How Facebook Got My Butt in Gear
Everyone talks about what a waste of time Facebook is. As a new addict, I have been sheepishly agreeing, as I consider the time I’ve spent ogling beautiful photos of New England foliage, or signing petitions about the latest political outrage.
But as I really think about it, I’m less sure it’s such a waste.
A few days ago, I came upon a wonderful clip from the movie, Girl Rising, that showed young girls getting ready to go to school all over the world. It was so uplifting, so lovely and modest, but at the same time, so important, I was in tears. I vowed to watch it every morning for a month, just to see where all that emotion could go, and how I could put it to good use.
Let’s be clear: I am a privileged middle-aged woman with an education, whose family is loving and stable, whose health is good.
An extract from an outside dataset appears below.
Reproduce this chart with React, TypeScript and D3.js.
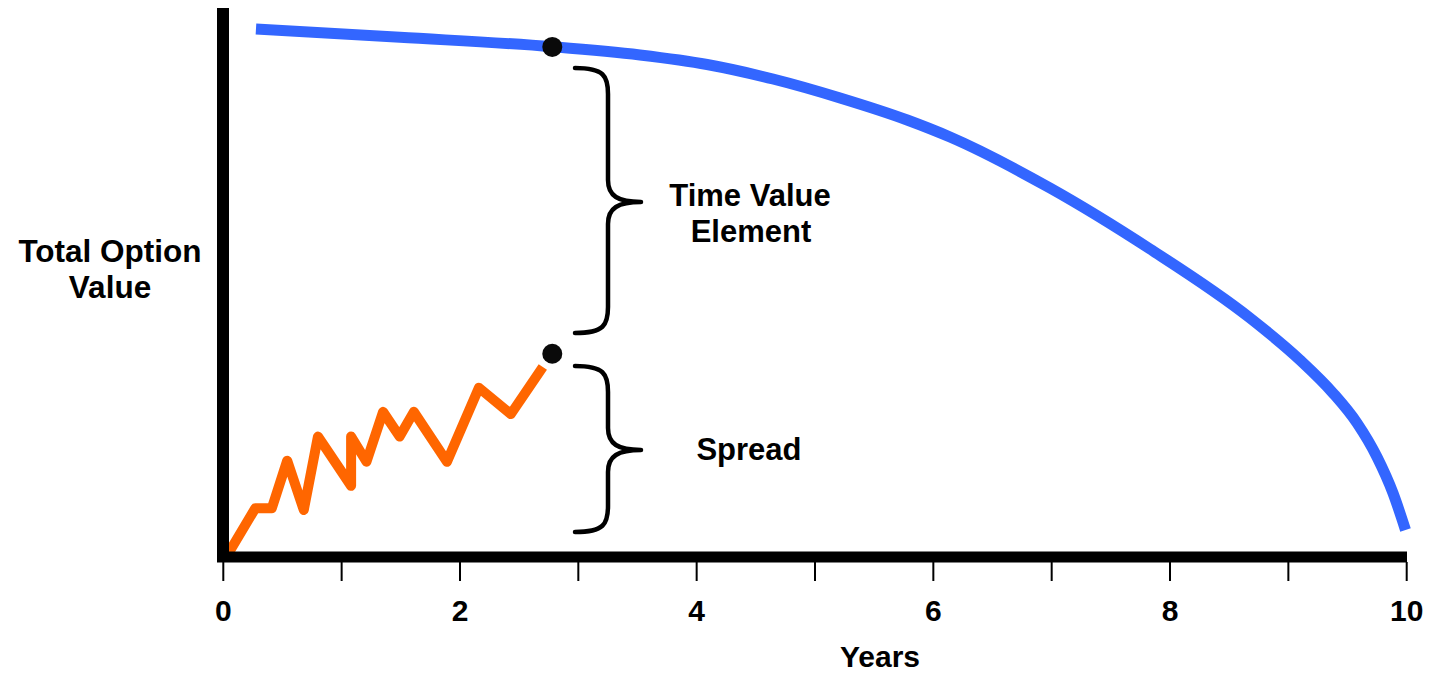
import React from "react";
import * as d3 from "d3";

// Data
const xTicks = [0, 1, 2, 3, 4, 5, 6, 7, 8, 9, 10];
const xTickLabels = ["0", "", "2", "", "4", "", "6", "", "8", "", "10"];

const spreadYears = [0.03, 0.27, 0.41, 0.54, 0.68, 0.8, 1.08, 1.08, 1.21, 1.35, 1.49, 1.61, 1.89, 2.16, 2.43, 2.7];
const spreadValues = [0, 8.7, 8.7, 17.4, 8.4, 21.8, 12.8, 21.8, 17.2, 26.3, 21.8, 26.3, 17.2, 30.7, 25.9, 34.5];

const totalYears = [0.276, 1.493, 2.778, 3.521, 4.088, 4.645, 5.212, 5.779, 6.141, 6.986, 7.831, 8.676, 9.098, 9.377, 9.58, 9.749, 9.884, 9.99];
const totalValues = [96.17, 94.65, 92.94, 91.42, 89.69, 87.04, 83.58, 79.56, 76.46, 67.15, 56.02, 43.43, 35.77, 29.74, 24.27, 18.07, 11.5, 4.74];

const markerYear = 2.78;
const markerTotal = 92.9;
const markerSpread = 36.9;

const FONT = "'Liberation Sans', Arial, Helvetica, sans-serif";

export default function App() {
  const W = 1430;
  const H = 673;
  const x = d3.scaleLinear().domain([0, 10]).range([223.3, 1406.7]);
  const y = d3.scaleLinear().domain([0, 100]).range([556, 8]);

  const spreadData = spreadYears.map((t, i) => [t, spreadValues[i]] as [number, number]);
  const totalData = totalYears.map((t, i) => [t, totalValues[i]] as [number, number]);

  const lineStraight = d3
    .line<[number, number]>()
    .x((d) => x(d[0]))
    .y((d) => y(d[1]));
  const lineSmooth = d3
    .line<[number, number]>()
    .x((d) => x(d[0]))
    .y((d) => y(d[1]))
    .curve(d3.curveMonotoneX);

  const brace = (x0: number, xs: number, xp: number, y0: number, ym: number, y1: number) => {
    const p = d3.path();
    p.moveTo(x0, y0);
    p.bezierCurveTo(xs - 4, y0, xs, y0 + 8, xs, y0 + 26);
    p.lineTo(xs, ym - 22);
    p.bezierCurveTo(xs, ym - 6, xs + 10, ym, xp, ym);
    p.bezierCurveTo(xs + 10, ym, xs, ym + 6, xs, ym + 22);
    p.lineTo(xs, y1 - 26);
    p.bezierCurveTo(xs, y1 - 8, xs - 4, y1, x0, y1);
    return p.toString();
  };

  const bx = x(markerYear);

  return (
    <svg
      width={W}
      height={H}
      style={{ position: "absolute", left: 0, top: 0, background: "#fff" }}
      fontFamily={FONT}
      fontWeight="bold"
    >
      <rect width={W} height={H} fill="#fff" />
      {/* spread line */}
      <path
        d={lineStraight(spreadData) || ""}
        fill="none"
        stroke="#FF6600"
        strokeWidth={10}
        strokeLinejoin="round"
        strokeLinecap="butt"
      />
      {/* total value curve */}
      <path
        d={lineSmooth(totalData) || ""}
        fill="none"
        stroke="#3366FF"
        strokeWidth={11}
        strokeLinecap="butt"
      />
      {/* axes */}
      <line x1={223} x2={223} y1={8} y2={562} stroke="#000" strokeWidth={12} />
      <line x1={217} x2={1407} y1={557} y2={557} stroke="#000" strokeWidth={11} />
      {xTicks.map((t, i) => (
        <g key={t}>
          <line x1={x(t)} x2={x(t)} y1={562} y2={581} stroke="#000" strokeWidth={2} />
          {xTickLabels[i] && (
            <text x={x(t)} y={621} textAnchor="middle" fontSize={30}>
              {xTickLabels[i]}
            </text>
          )}
        </g>
      ))}
      <text x={880} y={667} textAnchor="middle" fontSize={30}>
        Years
      </text>
      <text x={110} y={262} textAnchor="middle" fontSize={31.5}>
        Total Option
      </text>
      <text x={110} y={298} textAnchor="middle" fontSize={31.5}>
        Value
      </text>
      {/* markers */}
      <circle cx={bx} cy={y(markerTotal)} r={10} fill="#0a0a0a" />
      <circle cx={bx} cy={y(markerSpread)} r={10} fill="#0a0a0a" />
      {/* braces */}
      <path
        d={brace(575, 608, 641, 68, 202, 333)}
        fill="none"
        stroke="#000"
        strokeWidth={4.5}
        strokeLinecap="round"
        strokeLinejoin="round"
      />
      <path
        d={brace(575, 608, 641, 366, 450, 532)}
        fill="none"
        stroke="#000"
        strokeWidth={4.5}
        strokeLinecap="round"
        strokeLinejoin="round"
      />
      <text x={750} y={206} textAnchor="middle" fontSize={31}>
        Time Value
      </text>
      <text x={751} y={242} textAnchor="middle" fontSize={31}>
        Element
      </text>
      <text x={749} y={460} textAnchor="middle" fontSize={31}>
        Spread
      </text>
    </svg>
  );
}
I am beyond fortunate, and am very grateful. So I see myself at one end of the female spectrum, being able to help women at the other end. Figuring out what form that help should take is a little more involved.
Facebook and the Internet inundate you with good causes. It doesn’t take long to feel overwhelmed. Or that whatever you contribute will go toward running another incendiary ad or sending you address labels as a “guilt gift” to get you to send in more money.
That is why developing a personal mission statement can be very useful. Does this sound too anal-retentive? If you write a good one, it will help you sort through requests for your time and money, work opportunities, even hobbies. You will not be forever running around willy-nilly.
That very moving one and a half minute segment of film is helping me coalesce such a statement.
Here’s the other part. After a lot of soul searching, I’ve discovered that what I really want to get done while visiting this planet is to write. Fiction, mostly. As someone raised (albeit gently) in a do-gooder family, in earnest, hippie states and cultures (Vermont in the 60’s, Berkeley in the 70’s; you’ll have to trust me regarding the former) it took me a long time to come to grips with wanting to do something so, well, frivolous.
For some reason, I always separated Service to Humanity from Art.
I know some of you will be taking to your beds with cold compresses and/or bottles of gin after discovering how truly dippy your little friend has turned out to be. I mean, really: isn’t To Kill A Mockingbird a service? Or The Grapes of Wrath? Of course they are. Perhaps, on a more subtle level, so are the Stephanie Plum murder mysteries by Janet Evanovich. But I suspect my talents and proclivities are more in the Evanovich than in the Lee or Steinbeck camps.
Funny thing is, I’m writing a novel about a woman who’s been in a mental hospital for 20 years. Because of defunding, she’s being let out and must figure out the world. The woman’s name is Maria.
My saintly readers have just given me comments to the effect that what I thought was a pretty smokin’ second or third draft, is, in fact, a terrific first draft. And part of what I now have to do is to clarify what Maria (who is all over the map about all sorts of things) wants. She is not just there to be entertaining and kooky. This last bit they were too polite to say. I discovered it all by myself.
Seeing the clip from Girl Rising reminded me to take Maria more seriously. Perhaps writing fiction and helping don’t have to be at odds.